Decamping was a slower process that morning as I was in no rush. I had two days to do 22 miles. I took the time to carefully fold my tent keeping the muddy underside from touching the upper. Normally I’d just shove it in its bag.

I left the campsite at about 10:40, and a few miles later I was in Balmaha at the foot of Conic hill. Actually, before Conic Hill, in Balmaha there was a pub. I sat outside and drank a couple of pints and a shot of whiskey while slowly rotating my rucksack to dry all sides in the sunshine.

Then it was time for Conic Hill. The climb is quite steep from the Balhama side but it was an easy path. I managed almost to keep up with the flow of tourists who were also going up. Near the top the path forks, either to continue on the WHW or to go to the summit. I went up for a look.

6 miles later at 17:40 I had a decision to make. Camp for £5 at mile 11’s Drumquhassle Farm or keep walking and make the most of the lovely weather. This section was on the road and as I approached the city I expected to see fewer potential wild camping spots. I kept walking, and 40 minutes later I sent word to my friend that I’d be returning to Glasgow that evening.
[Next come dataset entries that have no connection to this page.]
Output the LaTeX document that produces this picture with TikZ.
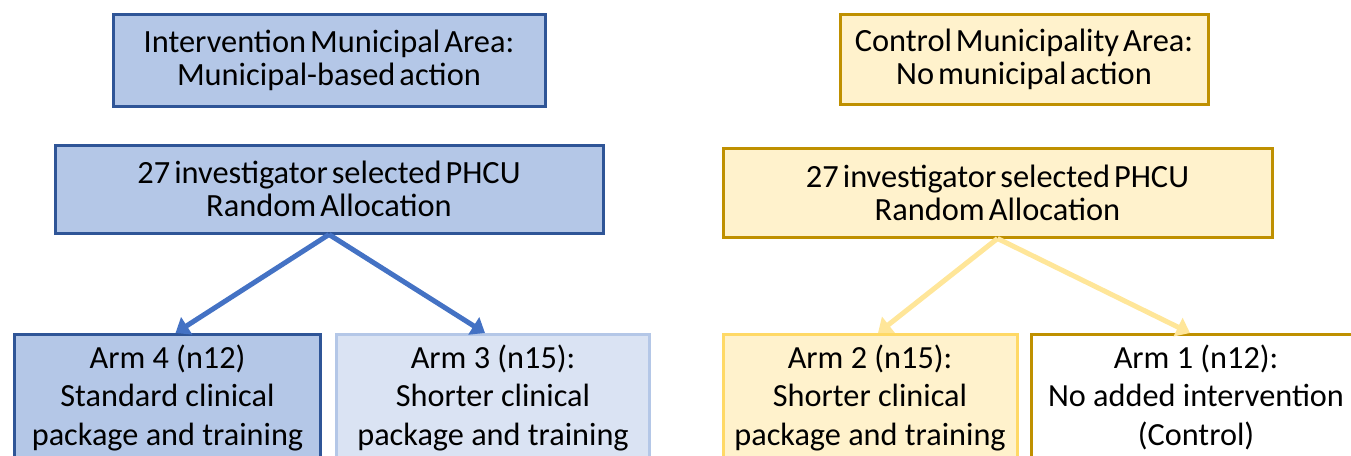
\documentclass[tikz,border=0pt]{standalone}
\usepackage{fontspec}
\setmainfont{Carlito}
\usetikzlibrary{arrows.meta,calc}
\definecolor{bfill}{HTML}{B4C7E7}
\definecolor{bdraw}{HTML}{2F5597}
\definecolor{barrow}{HTML}{4472C4}
\definecolor{lbfill}{HTML}{DAE3F3}
\definecolor{yfill}{HTML}{FFF2CC}
\definecolor{ydraw}{HTML}{BF9000}
\definecolor{lydraw}{HTML}{FFD966}
\definecolor{yarrow}{HTML}{FFE699}
\newcommand\mytightfont{\fontsize{24.3pt}{24.75pt}\selectfont\spaceskip=3pt plus 1pt\relax}
\begin{document}
\begin{tikzpicture}[x=0.75pt,y=-0.75pt,
  box/.style={rectangle,line width=2.25pt,align=center,inner sep=0pt,
    font=\mytightfont},
  armbox/.style={rectangle,line width=2.25pt,align=center,anchor=north,
    inner xsep=0pt,inner ysep=7.5pt,
    font=\fontsize{24.2pt}{29pt}\selectfont},
  bluebox/.style={fill=bfill,draw=bdraw},
  yelbox/.style={fill=yfill,draw=ydraw},
  barr/.style={line width=3.75pt,draw=barrow,-{Triangle[width=15pt,length=10pt]}},
  yarr/.style={line width=3.75pt,draw=yarrow,-{Triangle[width=15pt,length=10pt]}}]
\useasboundingbox (0,0) rectangle (1351,455);
\clip (0,0) rectangle (1351,455);

\node[box,bluebox,minimum width=324pt,minimum height=69pt] (A) at (329,60)
  {Intervention Municipal Area:\\Municipal-based action};
\node[box,bluebox,minimum width=411pt,minimum height=66pt] (B) at (329,189)
  {27 investigator selected PHCU\\Random Allocation};
\node[box,yelbox,minimum width=276pt,minimum height=67.5pt] (C) at (1024,59)
  {Control Municipality Area:\\No municipal action};
\node[box,yelbox,minimum width=411.75pt,minimum height=66.75pt] (D) at (997.5,192.5)
  {27 investigator selected PHCU\\Random Allocation};

\node[armbox,fill=bfill,draw=bdraw,minimum width=230pt] (arm4) at (167.5,333)
  {Arm 4 (n12)\\Standard clinical\\package and training};
\node[armbox,fill=lbfill,draw=bfill,minimum width=235pt] (arm3) at (493,333)
  {Arm 3 (n15):\\Shorter clinical\\package and training};
\node[armbox,fill=yfill,draw=lydraw,minimum width=220.5pt] (arm2) at (870,333)
  {Arm 2 (n15):\\Shorter clinical\\package and training};
\node[armbox,fill=white,draw=ydraw,minimum width=247.5pt] (arm1) at (1196,333)
  {Arm 1 (n12):\\No added intervention\\(Control)};

\draw[barr] (B.south) -- ($(arm4.north)+(8,0)$);
\draw[barr] (B.south) -- ($(arm3.north)+(-8,0)$);
\draw[yarr] (D.south) -- ($(arm2.north)+(8,0)$);
\draw[yarr] (D.south) -- ($(arm1.north)+(-6,0)$);
\end{tikzpicture}
\end{document}
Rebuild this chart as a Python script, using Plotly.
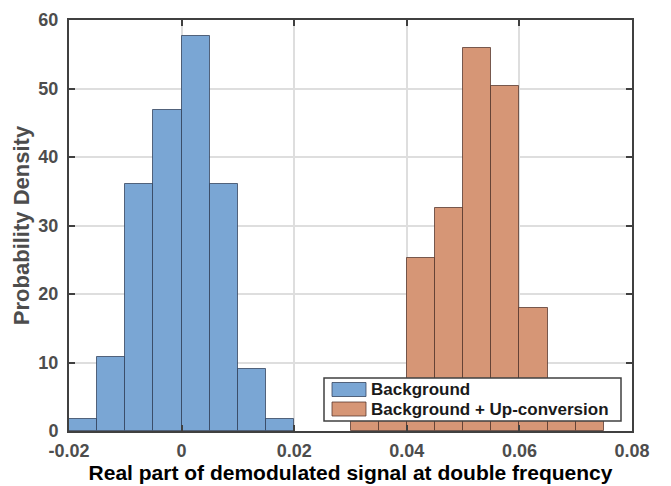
import plotly.graph_objects as go

# ---- data ----
bg_edges = [-0.02, -0.015, -0.01, -0.005, 0.0, 0.005, 0.01, 0.015, 0.02]
bg_density = [1.8, 10.8, 36.0, 46.9, 57.7, 36.0, 9.0, 1.8]

up_edges = [0.03, 0.035, 0.04, 0.045, 0.05, 0.055, 0.06, 0.065, 0.07, 0.075]
up_density = [3.6, 5.4, 25.2, 32.5, 55.9, 50.4, 18.0, 3.6, 5.4]

x_ticks = [-0.02, 0.0, 0.02, 0.04, 0.06, 0.08]
x_tick_labels = ["-0.02", "0", "0.02", "0.04", "0.06", "0.08"]
y_ticks = [0, 10, 20, 30, 40, 50, 60]

series_names = ["Background", "Background + Up-conversion"]
fill_colors = ["#7aa6d4", "#d69676"]
edge_colors = ["rgba(45,60,85,0.75)", "rgba(80,50,40,0.75)"]

W, H = 671, 486
L, R, T, B = 69, 39, 20, 55
PW, PH = W - L - R, H - T - B


def centers(edges):
    return [(a + b) / 2 for a, b in zip(edges[:-1], edges[1:])]


def widths(edges):
    return [b - a for a, b in zip(edges[:-1], edges[1:])]


fig = go.Figure()
for edges, dens, fc, ec, name in [
    (bg_edges, bg_density, fill_colors[0], edge_colors[0], series_names[0]),
    (up_edges, up_density, fill_colors[1], edge_colors[1], series_names[1]),
]:
    fig.add_trace(go.Bar(
        x=centers(edges), y=dens, width=widths(edges), name=name,
        marker=dict(color=fc, line=dict(color=ec, width=1)),
        showlegend=False,
    ))

axis_color = "#404040"
FONT = "Liberation Sans, Arial, sans-serif"
tick_font = dict(family=FONT, size=18, color="#4d4d4d", weight="bold")

fig.update_xaxes(
    range=[-0.02, 0.08], tickvals=x_ticks, ticktext=x_tick_labels,
    showline=True, linecolor=axis_color, linewidth=2, mirror="ticks",
    ticks="inside", ticklen=6, tickwidth=2, tickcolor=axis_color,
    showgrid=True, gridcolor="#dedede", gridwidth=1.5, zeroline=False,
    tickfont=tick_font, ticklabelstandoff=2, automargin=False,
    title=dict(text="Real part of demodulated signal at double frequency",
               font=dict(family=FONT, size=21, color="#000000", weight="bold"),
               standoff=6),
)
fig.update_yaxes(
    range=[0, 60], tickvals=y_ticks,
    showline=True, linecolor=axis_color, linewidth=2, mirror="ticks",
    ticks="inside", ticklen=6, tickwidth=2, tickcolor=axis_color,
    showgrid=True, gridcolor="#dedede", gridwidth=1.5, zeroline=False,
    tickfont=tick_font, ticklabelstandoff=5, automargin=False,
    title=dict(text="Probability Density",
               font=dict(family=FONT, size=22, color="#4d4d4d", weight="bold"),
               standoff=3),
)


# ---- custom legend (MATLAB-style) ----
def px(x):
    return (x - L) / PW


def py(y):
    return (H - B - y) / PH


shapes = [dict(type="rect", xref="paper", yref="paper",
               x0=px(324), x1=px(621), y0=py(421), y1=py(378),
               fillcolor="white", line=dict(color="#404040", width=1.5), layer="above")]
rows = [(382.5, 396.5), (402, 416)]
annotations = []
for (ya, yb), fc, ec, name in zip(rows, fill_colors, edge_colors, series_names):
    shapes.append(dict(type="rect", xref="paper", yref="paper",
                       x0=px(332), x1=px(366), y0=py(yb), y1=py(ya),
                       fillcolor=fc, line=dict(color=ec, width=1), layer="above"))
    annotations.append(dict(xref="paper", yref="paper", x=px(369), y=py((ya + yb) / 2),
                            text=name, showarrow=False,
                            xanchor="left", yanchor="middle",
                            font=dict(family=FONT, size=17, color="#1a1a1a", weight="bold")))

fig.update_layout(
    width=W, height=H,
    margin=dict(l=L, r=R, t=T, b=B, pad=0),
    paper_bgcolor="white", plot_bgcolor="white",
    bargap=0, barmode="overlay",
    shapes=shapes, annotations=annotations,
    showlegend=False,
)

fig.write_html("out.html")
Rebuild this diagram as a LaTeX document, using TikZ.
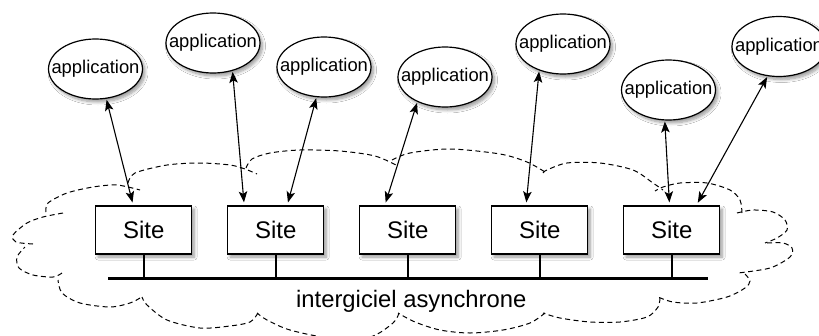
\documentclass[tikz,border=0pt]{standalone}
\usepackage{fontspec}
\setmainfont{Liberation Sans}
\usetikzlibrary{arrows.meta,shapes.geometric,shadows.blur}
\begin{document}
\begin{tikzpicture}[x=1pt,y=-1pt,
  softshadow/.style={blur shadow={shadow xshift=2.5pt,shadow yshift=-3pt,shadow opacity=40,shadow blur radius=3pt,shadow blur steps=8}},
  app/.style={ellipse,draw,line width=1.2pt,fill=white,minimum width=94pt,minimum height=60pt,inner sep=0pt,
    font=\fontsize{18.4}{20}\selectfont,softshadow},
  sitebox/.style={rectangle,draw,line width=1.2pt,fill=white,minimum width=96pt,minimum height=48pt,inner sep=0pt,
    font=\fontsize{24}{26}\selectfont,softshadow},
  link/.style={line width=1.1pt,{Stealth[length=11pt,width=8.5pt,inset=2.5pt]}-{Stealth[length=11pt,width=8.5pt,inset=2.5pt]},
    shorten <=1pt,shorten >=3pt},
  cloudline/.style={line width=1pt,dash pattern=on 5pt off 3.5pt},
  bus/.style={line width=2.4pt},
  caption/.style={font=\fontsize{23.8}{26}\selectfont,inner sep=0pt}]
\clip (0,0) rectangle (819,335);
\fill[white] (0,0) rectangle (819,335);
% cloud
\draw[cloudline] plot[smooth] coordinates {(46,212) (48,203) (67,193) (93,187) (117,185) (140,190)};
\draw[cloudline] plot[smooth] coordinates {(33,244) (16,242) (13,235) (27,223) (43,217) (63,213)};
\draw[cloudline] plot[smooth] coordinates {(62,273) (53,277) (33,275) (19,268) (17,257) (25,247)};
\draw[cloudline] plot[smooth] coordinates {(140,298) (130,303) (110,307) (80,303) (62,293) (58,280)};
\draw[cloudline] plot[smooth] coordinates {(258,313) (250,322) (230,326) (200,328) (167,320) (147,305) (142,297)};
\draw[cloudline] plot[smooth] coordinates {(399,313) (393,323) (370,337) (330,338) (290,330) (267,320) (257,313)};
\draw[cloudline] plot[smooth] coordinates {(545,313) (530,323) (503,330) (470,333) (440,330) (415,322) (398,313)};
\draw[cloudline] plot[smooth] coordinates {(660,298) (658,307) (647,317) (620,322) (590,322) (560,318) (543,313)};
\draw[cloudline] plot[smooth] coordinates {(745,274) (750,281) (745,288) (727,297) (697,303) (673,302) (658,297)};
\draw[cloudline] plot[smooth] coordinates {(767,243) (783,243) (792,248) (790,257) (770,268) (738,273)};
\draw[cloudline] plot[smooth] coordinates {(737,213) (753,210) (773,212) (785,220) (787,230) (777,238) (765,243)};
\draw[cloudline] plot[smooth] coordinates {(742,213) (740,200) (730,190) (707,183) (680,183) (663,187) (655,191)};
\draw[cloudline] plot[smooth] coordinates {(543,173) (547,170) (567,163) (600,163) (633,170) (653,183) (663,190)};
\draw[cloudline] plot[smooth] coordinates {(392,160) (410,153) (450,149) (500,154) (527,162) (545,172)};
\draw[cloudline] plot[smooth] coordinates {(246,168) (252,159) (270,153) (300,150) (340,151) (375,156) (398,166)};
\draw[cloudline] plot[smooth] coordinates {(128,183) (135,173) (167,165) (200,163) (230,165) (245,169) (257,174)};
% sites
\node[sitebox] (s1) at (143.7,230) {Site};
\node[sitebox] (s2) at (275.7,230) {Site};
\node[sitebox] (s3) at (407.7,230) {Site};
\node[sitebox] (s4) at (539.7,230) {Site};
\node[sitebox] (s5) at (671.7,230) {Site};
% applications
\node[app] (e1) at (95.5,69) {\makebox[0pt]{application}};
\node[app] (e2) at (213,43) {\makebox[0pt]{application}};
\node[app] (e3) at (324,67) {\makebox[0pt]{application}};
\node[app] (e4) at (445,77) {\makebox[0pt]{application}};
\node[app] (e5) at (563,44) {\makebox[0pt]{application}};
\node[app] (e6) at (668.5,90) {\makebox[0pt]{application}};
\node[app] (e7) at (779,46.5) {\makebox[0pt]{application}};
% bus
\coordinate (busL) at (108,278.3);
\coordinate (busR) at (708,278.3);
\draw[bus] (busL) -- (busR);
\foreach \s in {s1,s2,s3,s4,s5} \draw[bus] (\s.south) -- (\s.south |- busL);
\node[caption,anchor=base] (mw) at (411.3,307) {intergiciel asynchrone};
% links
\draw[link] (e1.-70) -- (s1.113.4);
\draw[link] (e2.-55.8) -- (s2.142);
\draw[link] (e3.-104.9) -- (s2.65.4);
\draw[link] (e4.-138.7) -- (s3.133.4);
\draw[link] (e5.-132.9) -- (s4.119.7);
\draw[link] (e6.-97) -- (s5.95.7);
\draw[link] (e7.-111.5) -- (s5.45.8);
\end{tikzpicture}
\end{document}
I had about 10 miles to go at that point, but I knew I’d rest at the pub in 3 miles. It’s a nice little pub, The Beech Tree, they’ve animals including a horse, and they make things out of wood. Worth a look if you’re in the Dumgoyne area.

It was almost dark when I left and soon it was completely so.

It was dark, I tried to get a picture when I saw this lit up building.

I walked the final 7 miles non stop. I didn’t stop to chat when I saw two other hikers near Carbeth (mile 4) heading the opposite way, nor did I stop for the guy hanging around in Mugdock Country Park who ran up from out of nowhere, attracted by my light.

Finally I got out of the woods and into Milngavie, which seems like quite the party town on a Saturday night, and eventually found the end/beginning marker.

I asked one of the revellers where I could get a taxi, and that was the end of all that.